Yaratıcı drama, bireyin kendini ifade etmesine, empati kurmasına ve farklı yaşamları deneyimlemesine olanak tanıyan güçlü bir yöntemdir. Oyun temelli yapısıyla hem çocukların hem de yetişkinlerin iç dünyasına dokunur. Sahici bir öğrenme, keşfetme ve dönüşme alanıdır.
Bu yönüyle yaratıcı drama, hayallerdeki özgürlüğü sahneye taşıma gücüne sahiptir. İnsan, kendine dair yeni yönleri keşfederken aynı zamanda başkalarının yaşamlarına da dokunur. Bir kralı, bir balıkçıyı, bir astronotu ya da sıradan bir sokak çalgıcısını canlandırırken aslında kendi potansiyelini keşfeder. Bu deneyimler, yaşamı sadece izlemek yerine onun aktif bir parçası haline gelmenin yolunu açar.

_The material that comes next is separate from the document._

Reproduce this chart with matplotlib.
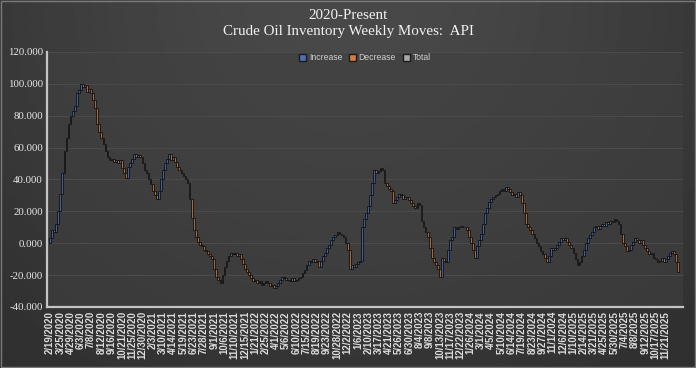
import numpy as np
from matplotlib import pyplot as plt
from matplotlib.patches import Patch, Rectangle

# cumulative inventory level (weekly)
levels = [3, 8, 7, 12, 20, 31,
          44, 58, 66, 75, 80, 83, 86, 94, 96, 100,
          98, 99, 95, 97, 94, 90, 85, 75, 70, 66,
          62, 58, 54, 52, 53, 51, 52, 50, 52, 47,
          44, 41, 48, 50, 53, 56, 54, 55, 54, 50,
          46, 44, 40, 37, 33, 30, 28, 33, 40, 46,
          50, 53, 56, 52, 54, 51, 48, 46, 44, 42,
          40, 38, 28, 16, 8, 4, 1, -1, -2, -4,
          -5, -7, -8, -10, -16, -21, -23, -25, -20, -15,
          -11, -8, -6, -7, -6, -8, -7, -10, -13, -16,
          -18, -20, -22, -24, -23, -25, -24, -26, -25, -24,
          -25, -27, -26, -28, -27, -25, -23, -21, -22, -23,
          -23, -24, -22, -24, -23, -22, -21, -19, -17, -14,
          -11, -12, -10, -12, -11, -15, -11, -8, -6, -3,
          -1, 2, 4, 5, 7, 6, 5, 4, 0, -4,
          -16, -14, -15, -13, -12, -11, 10, 15, 19, 23,
          30, 38, 46, 44, 45, 47, 46, 38, 36, 34,
          33, 25, 27, 29, 31, 30, 28, 29, 29, 27,
          25, 23, 22, 25, 24, 14, 10, 7, 4, -3,
          -9, -12, -14, -16, -21, -9, -11, -12, -4, 2,
          4, 10, 9, 10, 11, 10, 10, 8, 4, 0,
          -4, -9, -2, 2, 6, 12, 19, 22, 26, 28,
          29, 30, 31, 33, 34, 33, 35, 34, 32, 30,
          31, 29, 32, 30, 25, 19, 12, 10, 8, 6,
          3, 0, -2, -5, -7, -9, -12, -8, -3, -4,
          -3, -1, 1, 3, 2, 3, 1, -1, -3, -6,
          -10, -14, -12, -8, -4, 0, 3, 5, 7, 10,
          11, 9, 11, 12, 11, 13, 12, 14, 13, 15,
          14, 12, 6, 0, -2, -5, -4, -1, 1, 3,
          2, 0, 2, -1, -3, -5, -7, -6, -9, -10,
          -12, -11, -9, -12, -10, -8, -6, -5, -7, -12, -18]

tick_labels = ["2/19/2020", "3/25/2020", "4/29/2020", "6/3/2020", "7/8/2020",
               "8/12/2020", "9/16/2020", "10/21/2020", "11/25/2020", "12/30/2020",
               "2/3/2021", "3/10/2021", "4/14/2021", "5/19/2021", "6/23/2021",
               "7/28/2021", "9/1/2021", "10/6/2021", "11/10/2021", "12/15/2021",
               "1/21/2022", "2/25/2022", "4/1/2022", "5/6/2022", "6/10/2022",
               "7/15/2022", "8/19/2022", "9/23/2022", "10/28/2022", "12/2/2022",
               "1/6/2023", "2/10/2023", "3/17/2023", "4/21/2023", "5/26/2023",
               "6/30/2023", "8/4/2023", "9/8/2023", "10/13/2023", "11/17/2023",
               "12/22/2023", "1/26/2024", "3/1/2024", "4/5/2024", "5/10/2024",
               "6/14/2024", "7/19/2024", "8/23/2024", "9/27/2024", "11/1/2024",
               "12/6/2024", "1/10/2025", "2/14/2025", "3/21/2025", "4/25/2025",
               "5/30/2025", "7/4/2025", "8/8/2025", "9/12/2025", "10/17/2025",
               "11/21/2025"]

levels = np.array(levels, dtype=float)
prev = np.concatenate([[0.0], levels[:-1]])
change = levels - prev
x = np.arange(len(levels))

c_inc = '#41609a'
c_dec = '#a8693a'
c_tot = '#9a9a9a'
colors = [c_inc if d >= 0 else c_dec for d in change]

fig = plt.figure(figsize=(6.96, 3.68), dpi=100)

# dark background, a little lighter at the top middle
bg = fig.add_axes([0, 0, 1, 1], zorder=-10)
gx, gy = np.meshgrid(np.linspace(-1, 1, 300), np.linspace(0, 1, 160))
grad = np.exp(-((gx / 1.2) ** 2 + ((1 - gy) / 1.0) ** 2))
bg.imshow(grad, cmap='gray', vmin=-1.35, vmax=6.9, aspect='auto',
          extent=[0, 1, 0, 1], origin='lower')
bg.add_patch(Rectangle((0.001, 0.002), 0.997, 0.995, fill=False,
                       edgecolor='#7a7a7a', linewidth=1.0))
bg.set_xlim(0, 1)
bg.set_ylim(0, 1)
bg.axis('off')

ax = fig.add_axes([0.0675, 0.166, 0.9135, 0.693])
ax.set_facecolor((0.25, 0.25, 0.25, 0.6))

ax.bar(x, change, bottom=prev, width=0.85, color=colors,
       edgecolor='#101010', linewidth=0.6, zorder=3)

ax.set_xlim(-1.5, 308.3)
ax.set_ylim(-40, 120)
ax.set_yticks(np.arange(-40, 121, 20))
ax.set_yticklabels(['%.3f' % v for v in np.arange(-40, 121, 20)],
                   family='Liberation Serif', fontsize=7.8, color='#e6e6e6')
ax.set_xticks(np.arange(0, len(tick_labels) * 5, 5))
ax.set_xticklabels(tick_labels, rotation=90, fontsize=6.9, fontweight='bold',
                   family='Liberation Sans', color='#dcdcdc')
ax.tick_params(length=0, pad=3)
ax.grid(axis='y', color='#4e4e4e', linewidth=0.6, zorder=0)

for s in ['top', 'right']:
    ax.spines[s].set_visible(False)
for s in ['left', 'bottom']:
    ax.spines[s].set_color('#c4c4c4')
    ax.spines[s].set_linewidth(1.6)

handles = [Patch(facecolor='#4a6fb5', edgecolor='#1c1c1c', label='Increase'),
           Patch(facecolor='#d07f3e', edgecolor='#1c1c1c', label='Decrease'),
           Patch(facecolor='#a8a8a8', edgecolor='#1c1c1c', label='Total')]
ax.legend(handles=handles, loc='upper center', ncol=3, frameon=False,
          labelcolor='#d0d0d0', handlelength=0.8, handleheight=0.9,
          handletextpad=0.3, columnspacing=0.8, bbox_to_anchor=(0.5, 1.025),
          prop={'family': 'Liberation Sans', 'size': 6.2})

fig.text(0.5, 0.958, '2020-Present', ha='center', va='center',
         family='Liberation Serif', fontsize=10.8, color='#f2f2f2')
fig.text(0.5, 0.915, 'Crude Oil Inventory Weekly Moves:  API', ha='center',
         va='center', family='Liberation Serif', fontsize=10.8, color='#f2f2f2')

fig.savefig('out.png', dpi=100)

Hayatın Olağan Akışının Dışına Açılan Kapılar
Yaratıcı dramayla Carpe Diem birleştiğinde ortaya güçlü bir yaşam pratiği çıkar. Birey, hem içsel bir özgürlük kazanır hem de bu özgürlüğü gündelik yaşama yansıtma becerisi geliştirir. Sahnedeki bir karakter gibi, kendi hayatında da başrol oynayabileceğini fark eder.
Aslında her gün, bize yeni bir rol, yeni bir sahne ve yeni bir olasılık sunar. Bu farkındalıkla yaşamak; yani Carpe Diem felsefesini yaratıcı dramayla bütünleştirmek, hayatı sıradanlığın ötesine taşıyabilir.
Yaşamak Cesaret İster
Unutmayalım ki, yaşamak yalnızca nefes almak değil, anlam katmaktır. İnsan, sadece hayallerinde değil, gerçekte de özgür olabilir. Bunun yolu ise önce hayal kurmak, sonra o hayalleri sahneye taşımaktan geçer. Yaratıcı drama, bu dönüşümün aracı olabilirken, Carpe Diem ise bu dönüşüme cesaret etmeyi öğütler.
Bu yüzden, eğer siz de hayatınızda bir değişim arıyorsanız; küçük bir adımla başlayın. Belki bir yaratıcı drama atölyesine katılarak, belki de sadece sabah yürüyüşünüzde farklı bir yoldan giderek. Kim bilir, belki de sıradan görünen bir gün, hayatınızın en olağan dışı anına dönüşebilir.